- **THE TASK**
Write out the listing, please, but only from its first line through the line containing "import plotly.graph_objects as go", exactly as given and without pictures.

(Figure scripts)
--- begin ---
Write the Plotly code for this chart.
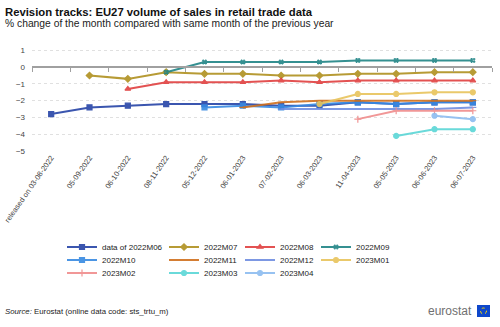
import plotly.graph_objects as go

categories = ["released on 03-08-2022", "05-09-2022", "06-10-2022", "08-11-2022", "05-12-2022",
              "06-01-2023", "07-02-2023", "06-03-2023", "11-04-2023", "05-05-2023", "06-06-2023", "06-07-2023"]
N = None
s_2022M06 = [-2.8, -2.4, -2.3, -2.2, -2.2, -2.2, -2.3, -2.3, -2.1, -2.2, -2.1, -2.1]
s_2022M07 = [N, -0.5, -0.7, -0.3, -0.4, -0.4, -0.5, -0.5, -0.4, -0.4, -0.3, -0.3]
s_2022M08 = [N, N, -1.3, -0.9, -0.9, -0.9, -0.8, -0.9, -0.8, -0.8, -0.8, -0.8]
s_2022M09 = [N, N, N, -0.3, 0.3, 0.3, 0.3, 0.3, 0.4, 0.4, 0.4, 0.4]
s_2022M10 = [N, N, N, N, -2.4, -2.3, -2.4, -2.2, -2.1, -2.2, -2.1, -2.1]
s_2022M11 = [N, N, N, N, N, -2.4, -2.1, -2.0, -2.0, -2.0, -2.0, -2.0]
s_2022M12 = [N, N, N, N, N, N, -2.5, -2.5, -2.5, -2.5, -2.5, -2.4]
s_2023M01 = [N, N, N, N, N, N, N, -2.2, -1.6, -1.6, -1.5, -1.5]
s_2023M02 = [N, N, N, N, N, N, N, N, -3.1, -2.6, -2.6, -2.6]
s_2023M03 = [N, N, N, N, N, N, N, N, N, -4.1, -3.7, -3.7]
s_2023M04 = [N, N, N, N, N, N, N, N, N, N, -2.9, -3.1]

series = [
    ("data of 2022M06", s_2022M06, "#2644A7", "square"),
    ("2022M07", s_2022M07, "#B09120", "diamond"),
    ("2022M08", s_2022M08, "#E04040", "triangle-up"),
    ("2022M09", s_2022M09, "#208486", "hash"),
    ("2022M10", s_2022M10, "#388AE2", "square"),
    ("2022M11", s_2022M11, "#D0701E", "line-ew"),
    ("2022M12", s_2022M12, "#6F8DE0", "line-ew"),
    ("2023M01", s_2023M01, "#E8C45C", "circle"),
    ("2023M02", s_2023M02, "#F08C8C", "cross-thin"),
    ("2023M03", s_2023M03, "#5AD6D6", "circle"),
    ("2023M04", s_2023M04, "#8CBCF0", "circle"),
]

# page geometry (pixels)
W, H = 500, 327
ML, MR, MT, MB = 32, 8, 47, 176
PW, PH = W - ML - MR, H - MT - MB


def px_x(px):
    return (px - ML) / PW


def px_y(py):
    return (H - MB - py) / PH


legend_cols_px = [62, 164, 240, 316]
legend_rows_px = [247, 260, 273]

fig = go.Figure()
legend_layouts = {}
for i, (name, vals, col, sym) in enumerate(series):
    mk = dict(symbol=sym, size=5, color=col, line=dict(color=col, width=1.2))
    lname = "legend" if i == 0 else f"legend{i + 1}"
    fig.add_trace(go.Scatter(x=categories, y=vals, name=name, mode="lines+markers",
                             line=dict(color=col, width=2), marker=mk, opacity=0.9,
                             connectgaps=False, legend=lname))
    r, c = divmod(i, 4)
    legend_layouts[lname] = dict(x=px_x(legend_cols_px[c]), y=px_y(legend_rows_px[r]),
                                 xanchor="left", yanchor="middle", orientation="h",
                                 font=dict(size=8, color="#222"), bgcolor="rgba(0,0,0,0)",
                                 borderwidth=0)

# helper trace for the zero axis with ticks
fig.add_trace(go.Scatter(x=categories, y=[N] * len(categories), xaxis="x2", showlegend=False,
                         hoverinfo="skip", mode="lines"))

ymin, ymax = -5, 1.2
fig.update_layout(
    width=W, height=H,
    margin=dict(l=ML, r=MR, t=MT, b=MB, autoexpand=False),
    paper_bgcolor="white", plot_bgcolor="white",
    font=dict(family="Liberation Sans, Arial, sans-serif", color="#333"),
    xaxis=dict(type="category", categoryarray=categories, range=[-0.5, 11.5], automargin=False,
               showline=False, ticks="", showgrid=False, tickangle=-55,
               tickfont=dict(size=7.5, color="#444")),
    xaxis2=dict(type="category", categoryarray=categories, range=[-0.5, 11.5], automargin=False,
                overlaying="x", anchor="free", position=(0 - ymin) / (ymax - ymin),
                showline=True, linecolor="#A0A0A0", linewidth=1.5, ticks="outside",
                tickson="boundaries", ticklen=4, tickcolor="#A0A0A0", tickwidth=1,
                showticklabels=False, showgrid=False),
    yaxis=dict(range=[ymin, ymax], dtick=1, tick0=0, showgrid=True, gridcolor="#E0E0E0",
               griddash="dot", zeroline=False, ticks="", showline=False, automargin=False,
               tickfont=dict(size=8, color="#444"), ticklabelstandoff=6),
    showlegend=True,
    **legend_layouts,
)

fig.add_annotation(text="<b>Revision tracks: EU27 volume of sales in retail trade data</b>",
                   xref="paper", yref="paper", x=px_x(3), y=px_y(12), xanchor="left", yanchor="middle",
                   showarrow=False, font=dict(size=11.3, color="#111"))
fig.add_annotation(text="% change of the month compared with same month of the previous year",
                   xref="paper", yref="paper", x=px_x(3), y=px_y(23.5), xanchor="left", yanchor="middle",
                   showarrow=False, font=dict(size=10.3, color="#222"))
fig.add_annotation(text="<i>Source:</i> Eurostat (online data code: sts_trtu_m)",
                   xref="paper", yref="paper", x=px_x(3), y=px_y(311), xanchor="left", yanchor="middle",
                   showarrow=False, font=dict(size=7.8, color="#222"))
fig.add_annotation(text="eurostat", xref="paper", yref="paper", x=px_x(474), y=px_y(311),
                   xanchor="right", yanchor="middle", showarrow=False,
                   font=dict(size=12, color="#707070"))
fig.add_shape(type="rect", xref="paper", yref="paper", x0=px_x(477), x1=px_x(490),
              y0=px_y(317), y1=px_y(305), fillcolor="#0E47CB", line=dict(width=0))
fig.add_shape(type="circle", xref="paper", yref="paper", x0=px_x(480.5), x1=px_x(486.5),
              y0=px_y(314), y1=px_y(308), line=dict(color="#FFDD00", width=1, dash="dot"))

fig.write_html("out.html")
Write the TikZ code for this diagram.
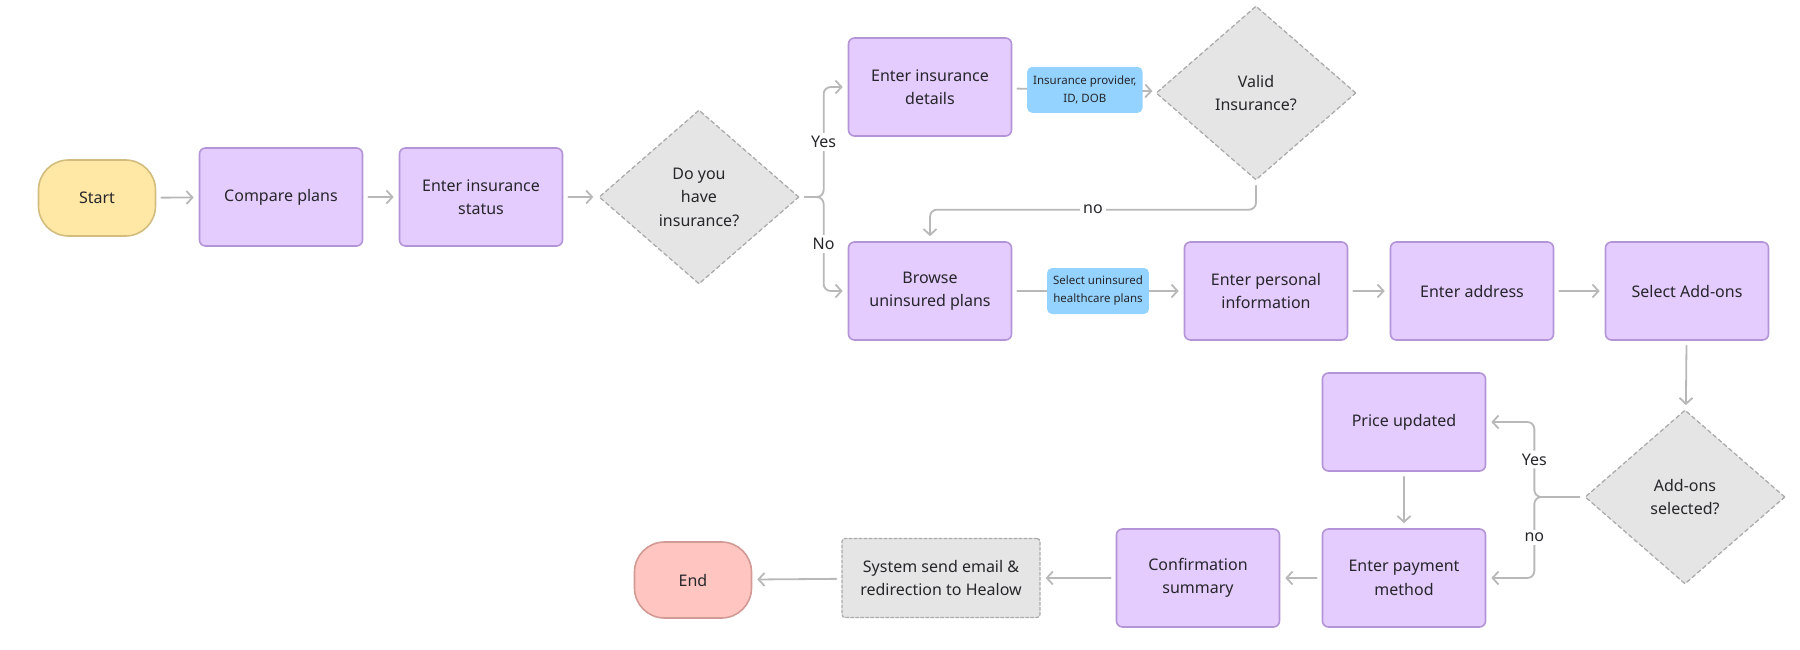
\documentclass[tikz,border=0pt]{standalone}
\usepackage{fontspec}
\setmainfont{Noto Sans}
\usetikzlibrary{shapes.geometric,arrows.meta}

\definecolor{stepfill}{HTML}{E4CCFF}
\definecolor{stepline}{HTML}{B394D6}
\definecolor{askfill}{HTML}{E5E5E5}
\definecolor{askline}{HTML}{ABABAB}
\definecolor{startfill}{HTML}{FFE8A6}
\definecolor{startline}{HTML}{D2BC7E}
\definecolor{endfill}{HTML}{FFC6C1}
\definecolor{endline}{HTML}{D39994}
\definecolor{tagfill}{HTML}{94D3FF}
\definecolor{flowgray}{HTML}{B8B8B8}
\definecolor{inkgray}{HTML}{26262B}

\begin{document}
\begin{tikzpicture}[
  x=1pt, y=-1pt,
  line cap=round,
  line join=round,
  every node/.style={font=\fontsize{16}{23.5}\selectfont, text=inkgray, align=center},
  stepbox/.style={draw=stepline, fill=stepfill, line width=1.6pt, rounded corners=6pt,
    minimum width=163pt, minimum height=98pt, inner sep=0pt},
  ask/.style={diamond, draw=askline, fill=askfill, line width=1.3pt,
    dash pattern=on 4pt off 3pt, minimum width=200pt, minimum height=174pt, inner sep=0pt},
  sysbox/.style={draw=askline, fill=askfill, line width=1.3pt, rounded corners=3pt,
    dash pattern=on 3pt off 2pt, minimum width=198pt, minimum height=79pt, inner sep=0pt},
  terminal/.style={line width=1.6pt, rounded corners=30pt, minimum width=117pt, minimum height=76pt},
  tag/.style={fill=tagfill, rounded corners=5pt, minimum height=46pt, inner xsep=6pt,
    font=\fontsize{11.5}{18}\selectfont},
  flow/.style={draw=flowgray, line width=1.8pt, -{Straight Barb[length=6pt,width=13pt]},
    shorten >=5pt, shorten <=5pt, rounded corners=7pt},
  lbl/.style={fill=white, inner sep=3pt}
]
  \useasboundingbox (0,0) rectangle (1800,650);

  % Top row
  \node[terminal, draw=startline, fill=startfill] (start) at (97,198) {Start};
  \node[stepbox] (compare) at (281,197) {Compare plans};
  \node[stepbox] (status)  at (481,197) {Enter insurance\\status};
  \node[ask]     (hasins)  at (699,197) {Do you\\have\\insurance?};

  % Insured branch
  \node[stepbox] (details) at (930,87) {Enter insurance\\details};
  \node[ask]     (valid)   at (1256,93) {Valid\\Insurance?};

  % Uninsured branch
  \node[stepbox] (browse)   at (930,291)  {Browse\\uninsured plans};
  \node[stepbox] (personal) at (1266,291) {Enter personal\\information};
  \node[stepbox] (address)  at (1472,291) {Enter address};
  \node[stepbox] (addons)   at (1687,291) {Select Add-ons};

  % Checkout
  \node[ask]     (picked)  at (1685,497) {Add-ons\\selected?};
  \node[stepbox] (price)   at (1404,422) {Price updated};
  \node[stepbox] (payment) at (1404,578) {Enter payment\\method};
  \node[stepbox] (confirm) at (1198,578) {Confirmation\\summary};
  \node[sysbox]  (notify)  at (941,578)  {System send email \&\\redirection to Healow};
  \node[terminal, draw=endline, fill=endfill] (finish) at (693,580) {End};

  % Connectors
  \draw[flow] (start) -- (compare);
  \draw[flow] (compare) -- (status);
  \draw[flow] (status) -- (hasins);
  \draw[flow] (hasins.east) -- ++(24,0) |- node[lbl, pos=0.25] {Yes} (details.west);
  \draw[flow] (hasins.east) -- ++(24,0) |- node[lbl, pos=0.25] {No} (browse.west);
  \draw[flow] (details) -- node[tag] {Insurance provider,\\ID, DOB} (valid);
  \draw[flow] (valid.south) -- ++(0,29) -| node[lbl, pos=0.25] {no} (browse.north);
  \draw[flow] (browse) -- node[tag] {Select uninsured\\healthcare plans} (personal);
  \draw[flow] (personal) -- (address);
  \draw[flow] (address) -- (addons);
  \draw[flow] (addons) -- (picked);
  \draw[flow] (picked.west) -- ++(-50,0) |- node[lbl, pos=0.25] {Yes} (price.east);
  \draw[flow] (picked.west) -- ++(-50,0) |- node[lbl, pos=0.25] {no} (payment.east);
  \draw[flow] (price) -- (payment);
  \draw[flow] (payment) -- (confirm);
  \draw[flow] (confirm) -- (notify);
  \draw[flow] (notify) -- (finish);
\end{tikzpicture}
\end{document}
--- end ---
- **WRITTEN REPLY**
Write the Plotly code for this chart.
import plotly.graph_objects as go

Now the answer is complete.